Pensavo a questo guardando gli stand del matching, i grandi partner, ma anche i tanti piccoli imprenditori, orgogliosi del loro olio, delle loro arance di Sicilia, degli abiti su misura ma anche della loro tecnologia, dei prodotti di nicchia o delle loro invenzioni, imprenditori consapevoli che siamo in un’epoca in cui non si fa più impresa con due motorini e con la buona volontà, ci vogliono nuove modalità, nuove alleanze tra imprenditori, bisogna assumersi nuovi rischi e sondare nuovi mercati, puntare sulla formazione e sull’innovazione, ma il gusto di fare impresa è sempre lo stesso.
Se anche la politica e la società, riuscissero ad assaporare a recuperare questo “gusto” questa coscienza, ne gioverebbe il paese intero.
Ecco perché chiedere un fisco più giusto, per famiglie e imprese non è un atto di egoismo verso il paese, come qualcuno dice, un gesto di chi non comprende che bisogna tirare la cinghia.

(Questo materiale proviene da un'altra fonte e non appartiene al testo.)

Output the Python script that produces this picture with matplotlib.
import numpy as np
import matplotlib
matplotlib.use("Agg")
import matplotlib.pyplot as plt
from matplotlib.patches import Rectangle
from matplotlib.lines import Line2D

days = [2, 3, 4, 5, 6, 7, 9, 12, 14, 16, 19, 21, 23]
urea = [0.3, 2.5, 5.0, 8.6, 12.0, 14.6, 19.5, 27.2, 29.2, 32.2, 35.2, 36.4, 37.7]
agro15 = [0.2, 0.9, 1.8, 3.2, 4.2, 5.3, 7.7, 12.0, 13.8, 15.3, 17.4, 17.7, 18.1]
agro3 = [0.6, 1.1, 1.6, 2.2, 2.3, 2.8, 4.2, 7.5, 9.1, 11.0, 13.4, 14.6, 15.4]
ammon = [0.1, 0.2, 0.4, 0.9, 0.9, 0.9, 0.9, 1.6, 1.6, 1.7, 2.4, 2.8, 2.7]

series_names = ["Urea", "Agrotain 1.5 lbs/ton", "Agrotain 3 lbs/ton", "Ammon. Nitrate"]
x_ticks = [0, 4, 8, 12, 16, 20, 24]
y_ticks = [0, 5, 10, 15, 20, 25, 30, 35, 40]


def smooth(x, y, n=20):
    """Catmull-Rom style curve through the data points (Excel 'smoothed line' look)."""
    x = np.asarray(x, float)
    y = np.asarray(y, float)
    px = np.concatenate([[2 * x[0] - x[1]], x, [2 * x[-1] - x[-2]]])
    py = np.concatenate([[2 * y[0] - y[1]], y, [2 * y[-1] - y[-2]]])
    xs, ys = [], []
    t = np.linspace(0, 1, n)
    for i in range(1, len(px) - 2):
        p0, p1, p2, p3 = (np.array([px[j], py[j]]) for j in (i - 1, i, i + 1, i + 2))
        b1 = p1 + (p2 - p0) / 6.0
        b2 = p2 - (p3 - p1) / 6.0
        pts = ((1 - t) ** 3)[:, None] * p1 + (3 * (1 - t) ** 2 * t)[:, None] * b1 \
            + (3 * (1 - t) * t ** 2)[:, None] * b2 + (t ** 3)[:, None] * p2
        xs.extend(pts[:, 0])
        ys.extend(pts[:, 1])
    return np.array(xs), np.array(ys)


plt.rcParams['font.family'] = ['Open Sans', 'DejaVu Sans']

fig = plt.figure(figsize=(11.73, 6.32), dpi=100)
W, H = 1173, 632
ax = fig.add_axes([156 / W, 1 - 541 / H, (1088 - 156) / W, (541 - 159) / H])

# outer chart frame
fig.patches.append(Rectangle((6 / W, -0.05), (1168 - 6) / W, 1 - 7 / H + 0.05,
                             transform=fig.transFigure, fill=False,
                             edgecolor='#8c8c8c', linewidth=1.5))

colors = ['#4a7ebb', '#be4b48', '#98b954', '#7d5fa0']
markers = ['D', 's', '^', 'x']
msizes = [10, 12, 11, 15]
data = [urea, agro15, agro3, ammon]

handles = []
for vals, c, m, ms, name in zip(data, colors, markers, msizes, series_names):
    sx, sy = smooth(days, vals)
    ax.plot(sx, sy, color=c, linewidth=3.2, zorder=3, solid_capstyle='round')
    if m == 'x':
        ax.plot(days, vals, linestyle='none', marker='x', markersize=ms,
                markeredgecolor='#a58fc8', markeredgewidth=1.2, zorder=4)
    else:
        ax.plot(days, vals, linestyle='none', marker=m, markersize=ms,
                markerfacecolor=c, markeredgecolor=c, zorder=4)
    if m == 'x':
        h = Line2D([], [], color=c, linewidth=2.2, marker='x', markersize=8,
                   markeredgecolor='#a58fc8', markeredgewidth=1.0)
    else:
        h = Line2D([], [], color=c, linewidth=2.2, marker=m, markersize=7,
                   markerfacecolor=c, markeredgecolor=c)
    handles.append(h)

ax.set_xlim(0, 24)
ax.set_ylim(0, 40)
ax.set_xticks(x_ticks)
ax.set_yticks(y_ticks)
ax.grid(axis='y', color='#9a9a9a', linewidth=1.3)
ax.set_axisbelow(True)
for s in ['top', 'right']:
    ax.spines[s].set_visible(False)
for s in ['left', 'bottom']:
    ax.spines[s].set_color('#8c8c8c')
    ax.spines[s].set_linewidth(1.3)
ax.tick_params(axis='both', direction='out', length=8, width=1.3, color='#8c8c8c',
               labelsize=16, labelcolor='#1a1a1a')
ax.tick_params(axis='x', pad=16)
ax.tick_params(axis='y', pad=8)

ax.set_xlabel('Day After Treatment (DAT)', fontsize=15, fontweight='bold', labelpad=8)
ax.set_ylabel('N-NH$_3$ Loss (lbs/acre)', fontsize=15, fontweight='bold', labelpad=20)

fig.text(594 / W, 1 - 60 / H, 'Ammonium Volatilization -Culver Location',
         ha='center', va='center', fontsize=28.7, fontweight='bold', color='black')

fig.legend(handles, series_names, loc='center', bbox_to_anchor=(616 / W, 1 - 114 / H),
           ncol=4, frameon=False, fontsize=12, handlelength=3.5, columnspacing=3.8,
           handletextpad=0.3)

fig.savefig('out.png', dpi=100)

Il fisco ai livelli attuali, è inaccettabile troppo elevato e non è colpa dell’impresa che non vuole “ridistribuire il reddito” ma dei troppi costi di uno una pubblica amministrazione di uno Stato che fa pagare a noi le sue inefficienze, uno stato che munge i cittadini e le imprese, incurante di togliere risorse per nuovi investimenti che servirebbero alla ripresa del paese, perché la ripresa dell’impresa corrisponde alla ripresa di tutti.